Iranian Firms in Race for Southern Oilfields

Domestic Firms in Race for Southern OilfieldsDomestic Firms in Race for Southern Oilfields

Local oil and gas producers look to acquire the rights to develop two oilfields in the southern Khuzestan Province, despite facing competition from foreign energy rivals.

Pasargad Energy Development Company (PEDC) has presented its development plan for Shadegan Oilfield and Oil Industries Engineering and Construction Group (OIEC) submitted its proposal for the nearby Sepehr Oilfield, Oil Ministry’s Shana news service reported on Wednesday.

Production from Shadegan Oilfield, located about 60 kilometers southwest of Ahvaz, is at a rate of 60,000 barrels per day, with plans in place to boost output after three decades of operations.

PEDC is a subsidiary of Pasargad Financial Group, one of the largest Iranian financial and banking services companies. The company has diversified its energy assets since it was founded in 2008, having owned a combined-cycle power plant and acquired stakes in two other power stations.

Shadegan has attracted interest from Russia’s Zarubezhneft and Tatneft who are expected to hand in their development plans by the end of this month, as well as energy giant Schlumberger, Persgas consortium and Iran’s Tenco, a subsidiary of Iran’s Khatam-al-Anbiya Construction Group.

Local companies have also heated up the race for Sepehr Oilfield, a deposit in the West Karoun oil block, with Ghadir Investment Company, engineering conglomerate MAPNA Group and privately-run Dana Energy having signed agreements to study the reservoir alongside state-owned OIEC.

According to estimates, Iran needs to spend $500-600 million to tap into the field’s 300 million barrels of proven reserves.

OIEC is seeking other energy projects in the oil-rich region.
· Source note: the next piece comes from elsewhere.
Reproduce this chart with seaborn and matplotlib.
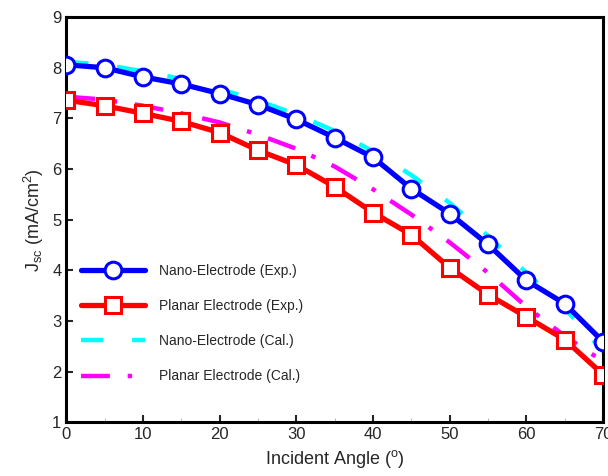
import numpy as np
import pandas as pd
import matplotlib
matplotlib.use("Agg")
import matplotlib.pyplot as plt
import seaborn as sns
from matplotlib.ticker import MultipleLocator

# ── data ────────────────────────────────────────────────────────────
angles = [0, 5, 10, 15, 20, 25, 30, 35, 40, 45, 50, 55, 60, 65, 70]
nano_exp = [8.06, 8.00, 7.82, 7.68, 7.49, 7.27, 6.98, 6.62, 6.23, 5.61, 5.12, 4.51, 3.80, 3.34, 2.59]
planar_exp = [7.36, 7.25, 7.10, 6.94, 6.72, 6.37, 6.08, 5.65, 5.14, 4.70, 4.05, 3.52, 3.08, 2.63, 1.94]
nano_cal = [8.12, 8.06, 7.93, 7.78, 7.58, 7.35, 7.08, 6.75, 6.35, 5.88, 5.33, 4.68, 3.95, 3.25, 2.40]
planar_cal = [7.43, 7.37, 7.25, 7.10, 6.92, 6.68, 6.40, 6.05, 5.60, 5.10, 4.55, 3.95, 3.28, 2.70, 2.20]

labels = ["Nano-Electrode (Exp.)", "Planar Electrode (Exp.)",
          "Nano-Electrode (Cal.)", "Planar Electrode (Cal.)"]

df = pd.DataFrame({"angle": angles, "nano_exp": nano_exp, "planar_exp": planar_exp,
                   "nano_cal": nano_cal, "planar_cal": planar_cal})

sns.set_theme(style="ticks")
plt.rcParams["font.family"] = ["Liberation Sans", "DejaVu Sans"]
plt.rcParams["mathtext.default"] = "regular"

fig = plt.figure(figsize=(6.08, 4.76), dpi=100)
ax = fig.add_axes([0.109, 0.113, 0.883, 0.851])

# calculated curves underneath
sns.lineplot(data=df, x="angle", y="nano_cal", ax=ax, color="#00ffff", lw=3.2,
             linestyle=(0, (5, 6.5)), label=labels[2], zorder=2)
sns.lineplot(data=df, x="angle", y="planar_cal", ax=ax, color="#ff00ff", lw=3.2,
             linestyle=(0, (6.5, 4, 1, 4)), label=labels[3], zorder=2)
# experimental curves on top
sns.lineplot(data=df, x="angle", y="nano_exp", ax=ax, color="#0000ff", lw=3.8,
             marker="o", ms=12, mfc="white", mec="#0000ff", mew=2.2,
             label=labels[0], zorder=3)
sns.lineplot(data=df, x="angle", y="planar_exp", ax=ax, color="#ff0000", lw=3.8,
             marker="s", ms=11, mfc="white", mec="#ff0000", mew=2.2,
             label=labels[1], zorder=3)

ax.set_xlim(0, 70)
ax.set_ylim(1, 9)
ax.xaxis.set_major_locator(MultipleLocator(10))
ax.xaxis.set_minor_locator(MultipleLocator(5))
ax.yaxis.set_major_locator(MultipleLocator(1))
ax.tick_params(which="major", direction="in", length=5, width=1.5, labelsize=12,
               top=False, right=False)
ax.tick_params(which="minor", direction="in", length=3, width=0.6, color="#aaaaaa")
for sp in ax.spines.values():
    sp.set_linewidth(2.2)
    sp.set_color("black")

ax.set_xlabel("Incident Angle ($^o$)", fontsize=13)
ax.set_ylabel("J$_{sc}$ (mA/cm$^2$)", fontsize=13)

h, l = ax.get_legend_handles_labels()
order = [l.index(s) for s in labels]
ax.legend([h[i] for i in order], [l[i] for i in order], loc="lower left",
          bbox_to_anchor=(0.004, 0.065), frameon=False, fontsize=10,
          handlelength=4.6, labelspacing=1.52, handletextpad=1.0)

fig.savefig("out.png", dpi=100)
The company hopes to partner with Russia’s Gazprom Neft to develop two oilfields at the southwestern border with Iraq.

The oilfields are likely to be developed under a buyback model that has been used in most Iranian energy projects in the past two decades.

Tehran has crafted a new contractual framework, known as Iran Petroleum Contract, to develop large-scale upstream projects while buyback deals will be signed for smaller oil and gas deposits.

Iran resumed negotiations with international companies to develop its energy industry after economic curbs imposed over its nuclear activities were lifted in January 2016.

In late 2015, some 50 Iranian oil and gas projects were introduced to foreign companies, with oil officials placing the country’s investment needs in the petroleum industry at around $200 billion.

The Oil Ministry has given priority to developing shared oil and gas fields, including with Iraq, Qatar, Saudi Arabia, Kuwait and Oman.